Banks aren’t normal
Shares in Standard Chartered (LSE: STAN) have fallen by 60% over the last year. It’s been a painful experience for shareholders, including me.
Despite this, if Standard Chartered operated in another sector, I’d probably say it was a buy. After all, the shares trade at a discount of more than 50% to their book value. They also trade on a multiple of just 6.3 times their 2014 earnings.
The problem is that banks aren’t normal businesses. They’re very hard to understand. Standard Chartered’s bad debts rose by 87% to $4bn last year. We don’t know how much worse things will become.
Neither does the City, it seems. Broker forecasts for Standard Chartered’s 2016 earnings have fallen from $1.53 per share to just $0.25 per share over the last year. Given this, I’m not sure we can rely on current predictions that earnings will double to $0.57 per share in 2017.
In my view, Standard Chartered could double from here, but could equally continue to fall.
An oil stock that could double
Genel Energy (LSE: GENL) can breakeven with Brent crude at $20 per barrel — half the current oil price. Unfortunately, these ultra-low costs have not prevented the Kurdistan producer’s shares falling by 85% since May 2015.
Falling oil prices have depressed the shares of all oil companies. Things have been made worse for Genel because the firm is owed about $422m for past oil production. Genel also operates on the fringes of a major conflict.
Genel’s most recent lurch lower was in February. Following production declines in 2015, the company was forced to downgrade its estimate of proven and probable oil reserves for the Taq Taq field by almost 50%.
Despite all of this, Genel looks cheap by any normal measure of value. The risk is all political: will the war with ISIS spread into Kurdistan? Will the Kurdish government ever be able to pay its bills?
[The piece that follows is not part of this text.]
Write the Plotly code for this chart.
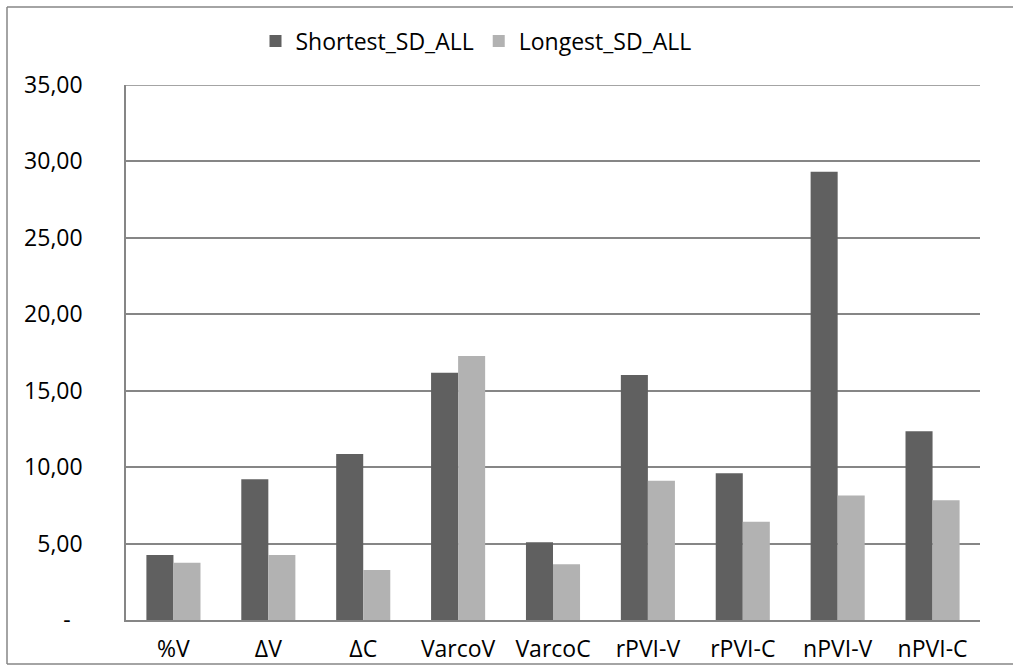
import plotly.graph_objects as go

# Rhythm metrics (standard deviations) for two speaking-rate groups
metrics = ["%V", "ΔV", "ΔC", "VarcoV", "VarcoC", "rPVI-V", "rPVI-C", "nPVI-V", "nPVI-C"]
shortest_sd_all = [4.25, 9.20, 10.86, 16.18, 5.08, 16.03, 9.60, 29.33, 12.34]
longest_sd_all = [3.75, 4.25, 3.27, 17.27, 3.64, 9.11, 6.43, 8.15, 7.83]

y_ticks = [0, 5, 10, 15, 20, 25, 30, 35]
y_tick_text = ["-\u00a0\u00a0", "5,00", "10,00", "15,00", "20,00", "25,00", "30,00", "35,00"]

FONT = "Open Sans"
FS = 23
GRID = "#868686"

fig = go.Figure()
fig.add_trace(go.Bar(
    name="Shortest_SD_ALL", x=metrics, y=shortest_sd_all,
    marker=dict(color="#606060", line=dict(width=0)),
))
fig.add_trace(go.Bar(
    name="Longest_SD_ALL", x=metrics, y=longest_sd_all,
    marker=dict(color="#b2b2b2", line=dict(width=0)),
))

W, H = 1013, 666
L, R, T, B = 126, 33, 85, 46
pw, ph = W - L - R, H - T - B

def px_x(p):
    return (p - L) / pw

def px_y(p):
    return (H - B - p) / ph

frame = dict(color=GRID, width=1.5)
fig.update_layout(
    width=W, height=H,
    margin=dict(l=L, r=R, t=T, b=B, pad=0, autoexpand=False),
    paper_bgcolor="white", plot_bgcolor="white",
    barmode="group", bargap=0.43, bargroupgap=0,
    font=dict(family=FONT, size=FS, color="#000000"),
    showlegend=True,
    legend=dict(
        orientation="h", x=px_x(476), y=px_y(41), xanchor="center", yanchor="middle",
        font=dict(family=FONT, size=FS), itemwidth=30, traceorder="normal",
        bgcolor="rgba(0,0,0,0)",
    ),
    xaxis=dict(
        automargin=False,
        showline=True, linecolor=GRID, linewidth=1.5, showgrid=False,
        ticks="", tickfont=dict(family=FONT, size=FS), ticklabelstandoff=8,
    ),
    yaxis=dict(
        automargin=False,
        range=[0, 35], tickvals=y_ticks, ticktext=y_tick_text,
        showline=True, linecolor=GRID, linewidth=1.5,
        showgrid=True, gridcolor=GRID, gridwidth=1.5,
        zeroline=False, ticks="", tickfont=dict(family=FONT, size=FS),
        ticklabelstandoff=37,
    ),
    shapes=[
        # top gridline of the plot area
        dict(type="line", xref="paper", yref="y", x0=0, x1=1, y0=35, y1=35,
             line=dict(color=GRID, width=1.5)),
        # chart frame: left, top and bottom edges
        dict(type="line", xref="paper", yref="paper",
             x0=px_x(7), x1=px_x(7), y0=px_y(664), y1=px_y(7), line=frame),
        dict(type="line", xref="paper", yref="paper",
             x0=px_x(7), x1=px_x(1013), y0=px_y(7), y1=px_y(7), line=frame),
        dict(type="line", xref="paper", yref="paper",
             x0=px_x(7), x1=px_x(1013), y0=px_y(664), y1=px_y(664), line=frame),
    ],
)

fig.write_html("out.html")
Genel could easily double, perhaps even more. But it could fall further too. This is a very speculative buy, in my view.
Is Tullow a better bet than Genel?
Unlike Genel, Tullow Oil (LSE: TLW) has quite diverse and low-risk production. Its customers usually pay their bills in full. The problem is that Tullow’s operating costs and debt levels are much higher. My particular concern is Tullow’s net debt, which has now reached $4bn.
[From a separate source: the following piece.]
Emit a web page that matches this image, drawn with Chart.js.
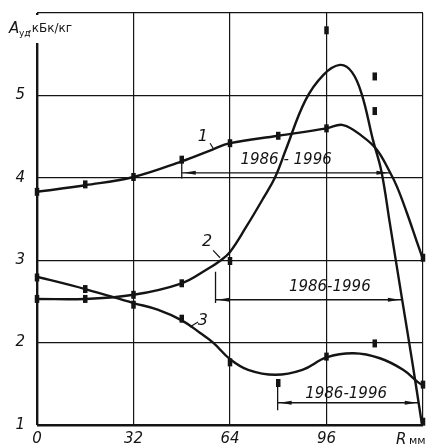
<!DOCTYPE html>
<html>
<head>
<meta charset="utf-8">
<script src="https://cdn.jsdelivr.net/npm/chart.js@4"></script>
<style>
  html, body { margin: 0; padding: 0; background: #fff; }
  canvas { display: block; }
</style>
</head>
<body>
<canvas id="chart" width="426" height="445"></canvas>
<script>
// measured points, R in mm
const sampleR = [0, 16, 32, 48, 64, 80, 96, 112, 128];
const measured1 = [3.83, 3.92, 4.01, 4.22, 4.42, 4.51, 4.6, 4.81, 3.03];
const measured2 = [2.53, 2.53, 2.58, 2.72, 2.99, null, 5.79, 5.23, 1.04];
const measured3 = [2.79, 2.65, 2.46, 2.29, 1.76, 1.51, 1.83, 1.99, 1.49];

// smoothed curves through the points
const curve1R = [0, 16, 32, 48, 58, 64, 80, 96, 101.5, 108, 112.7, 117, 119.4, 122.7, 126, 128];
const curve1A = [3.83, 3.91, 4.01, 4.2, 4.34, 4.42, 4.51, 4.6, 4.64, 4.5, 4.34, 4.07, 3.89, 3.57, 3.22, 3.01];
const curve2R = [0, 16, 32, 48, 56, 61, 64, 69.3, 75, 79, 82.5, 89, 95, 100.5, 104.5, 107.8, 111.4, 114.2, 117, 121, 124.3, 127.6];
const curve2A = [2.53, 2.53, 2.58, 2.72, 2.88, 3.0, 3.1, 3.4, 3.75, 4.01, 4.34, 4.94, 5.25, 5.37, 5.28, 5.0, 4.46, 4.08, 3.45, 2.54, 1.8, 1.02];
const curve3R = [0, 16, 32, 40, 48, 54, 58.4, 64, 70, 79, 88, 96, 105, 113.7, 121.4, 126.3, 128];
const curve3A = [2.8, 2.65, 2.48, 2.4, 2.27, 2.12, 2.0, 1.8, 1.67, 1.61, 1.67, 1.82, 1.87, 1.81, 1.67, 1.52, 1.48];

const xTickLabels = ['0', '32', '64', '96', ''];
const yTickLabels = ['1', '2', '3', '4', '5', ''];

// "1986-1996" period arrows
const periodLabels = ['1986 - 1996', '1986-1996', '1986-1996'];
const periodLevel = [4.06, 2.52, 1.27];
const periodFrom = [48, 59.2, 79.8];
const periodTo = [117.2, 121, 126.6];
const periodTickTop = [4.2, 2.86, 1.5];
const periodTickBottom = [3.99, 2.48, 1.18];
const periodTextR = [82.6, 97.1, 102.5];
const periodTextA = [4.21, 2.67, 1.38];

const curveNames = ['1', '2', '3'];

const ink = '#141414';
const font = "'DejaVu Sans', sans-serif";

const toXY = (xs, ys) => xs.map((x, i) => ({ x: x, y: ys[i] })).filter(p => p.y !== null);

const curveSet = (xs, ys) => ({
  data: toXY(xs, ys),
  borderColor: ink,
  borderWidth: 2.4,
  pointRadius: 0,
  tension: 0.4,
  fill: false
});

const markerSet = (ys) => ({
  data: toXY(sampleR, ys),
  showLine: false,
  clip: false,
  pointStyle: 'line',
  rotation: 90,
  pointRadius: 4,
  borderWidth: 4.5,
  borderColor: ink,
  backgroundColor: ink
});

const noOverflow = s => {
  s.paddingTop = 0; s.paddingBottom = 0; s.paddingLeft = 0; s.paddingRight = 0;
};

const decor = {
  id: 'decor',
  afterDraw(chart) {
    const ctx = chart.ctx;
    const xs = chart.scales.x, ys = chart.scales.y;
    const area = chart.chartArea;
    const px = v => xs.getPixelForValue(v);
    const py = v => ys.getPixelForValue(v);
    ctx.save();

    // gap in the left axis under the title
    ctx.fillStyle = '#fff';
    ctx.fillRect(area.left - 4, area.top + 2, 8, 28);

    // axis title
    ctx.fillStyle = ink;
    ctx.textBaseline = 'alphabetic';
    ctx.textAlign = 'left';
    ctx.font = 'italic 15px ' + font;
    ctx.fillText('A', 9, 33);
    ctx.font = '9px ' + font;
    ctx.fillText('уд', 19, 36);
    ctx.font = '12px ' + font;
    ctx.fillText(',кБк/кг', 28, 32);

    // R mm
    ctx.font = 'italic 15px ' + font;
    ctx.fillText('R', 396, 444);
    ctx.font = '11px ' + font;
    ctx.fillText('мм', 409, 444);

    // curve numbers with leaders
    const nameR = [55, 56.4, 55], nameA = [4.5, 3.22, 2.27];
    const leadFrom = [[57.4, 4.42], [58.4, 3.12], [53.4, 2.25]];
    const leadTo = [[58.7, 4.34], [60.7, 3.03], [50.7, 2.19]];
    ctx.font = 'italic 16px ' + font;
    ctx.textAlign = 'center';
    ctx.textBaseline = 'middle';
    ctx.strokeStyle = ink;
    ctx.lineWidth = 1.2;
    curveNames.forEach((n, i) => {
      ctx.fillText(n, px(nameR[i]), py(nameA[i]));
      ctx.beginPath();
      ctx.moveTo(px(leadFrom[i][0]), py(leadFrom[i][1]));
      ctx.lineTo(px(leadTo[i][0]), py(leadTo[i][1]));
      ctx.stroke();
    });

    // period arrows
    periodLabels.forEach((label, i) => {
      const y = py(periodLevel[i]);
      const x0 = px(periodFrom[i]), x1 = px(periodTo[i]);
      ctx.lineWidth = 1.3;
      ctx.beginPath();
      ctx.moveTo(x0, y);
      ctx.lineTo(x1, y);
      ctx.moveTo(x0, py(periodTickTop[i]));
      ctx.lineTo(x0, py(periodTickBottom[i]));
      ctx.stroke();
      [[x0 + 2, 1], [x1 - 2, -1]].forEach(([tip, dir]) => {
        ctx.beginPath();
        ctx.moveTo(tip, y);
        ctx.lineTo(tip + dir * 12, y - 2);
        ctx.lineTo(tip + dir * 12, y + 2);
        ctx.closePath();
        ctx.fill();
      });
      ctx.font = 'italic 15px ' + font;
      ctx.fillText(label, px(periodTextR[i]), py(periodTextA[i]));
    });
    ctx.restore();
  }
};

new Chart(document.getElementById('chart'), {
  type: 'line',
  data: {
    datasets: [
      curveSet(curve1R, curve1A),
      curveSet(curve2R, curve2A),
      curveSet(curve3R, curve3A),
      markerSet(measured1),
      markerSet(measured2),
      markerSet(measured3)
    ]
  },
  options: {
    responsive: false,
    animation: false,
    devicePixelRatio: 1,
    layout: { autoPadding: false, padding: { top: 13, right: 3, left: 0, bottom: 0 } },
    plugins: { legend: { display: false }, tooltip: { enabled: false } },
    scales: {
      x: {
        type: 'linear',
        min: 0,
        max: 128,
        border: { display: false },
        grid: {
          color: ink,
          drawTicks: false,
          lineWidth: c => (c.tick && c.tick.value === 0 ? 2.4 : 1.2)
        },
        ticks: {
          stepSize: 32,
          padding: 5,
          color: ink,
          font: { family: font, size: 15, style: 'italic' },
          callback: (v, i) => xTickLabels[i]
        },
        afterFit: s => { s.height = 20; noOverflow(s); }
      },
      y: {
        min: 1,
        max: 6,
        border: { display: false },
        grid: {
          color: ink,
          drawTicks: false,
          lineWidth: c => (c.tick && c.tick.value === 1 ? 2.4 : 1.2)
        },
        ticks: {
          stepSize: 1,
          padding: 12,
          color: ink,
          font: { family: font, size: 15, style: 'italic' },
          callback: (v, i) => yTickLabels[i]
        },
        afterFit: s => { s.width = 37; noOverflow(s); }
      }
    }
  },
  plugins: [decor]
});
</script>
</body>
</html>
I don’t expect this to cause the company to fail, but I do believe it could cause problems for shareholders. Tullow’s net debt is now 18 times larger than its 2017 forecast profits. We don’t yet know if the price of oil will rebound quickly enough to allow Tullow to repay its debts on schedule. If this doesn’t happen, then Tullow may be forced to raise fresh cash from shareholders.
In my view, this means that Tullow’s 2017 forecast P/E of 10.9 is not cheap enough to make the shares a buy. Debt repayments are likely to absorb all of the firm’s free cash flow, even when the market starts to recover. Gains for shareholders are likely to be very limited.
I may be too cautious, but in my view Tullow’s debt is a significant risk for shareholders. It’s not a stock I’d buy at the moment.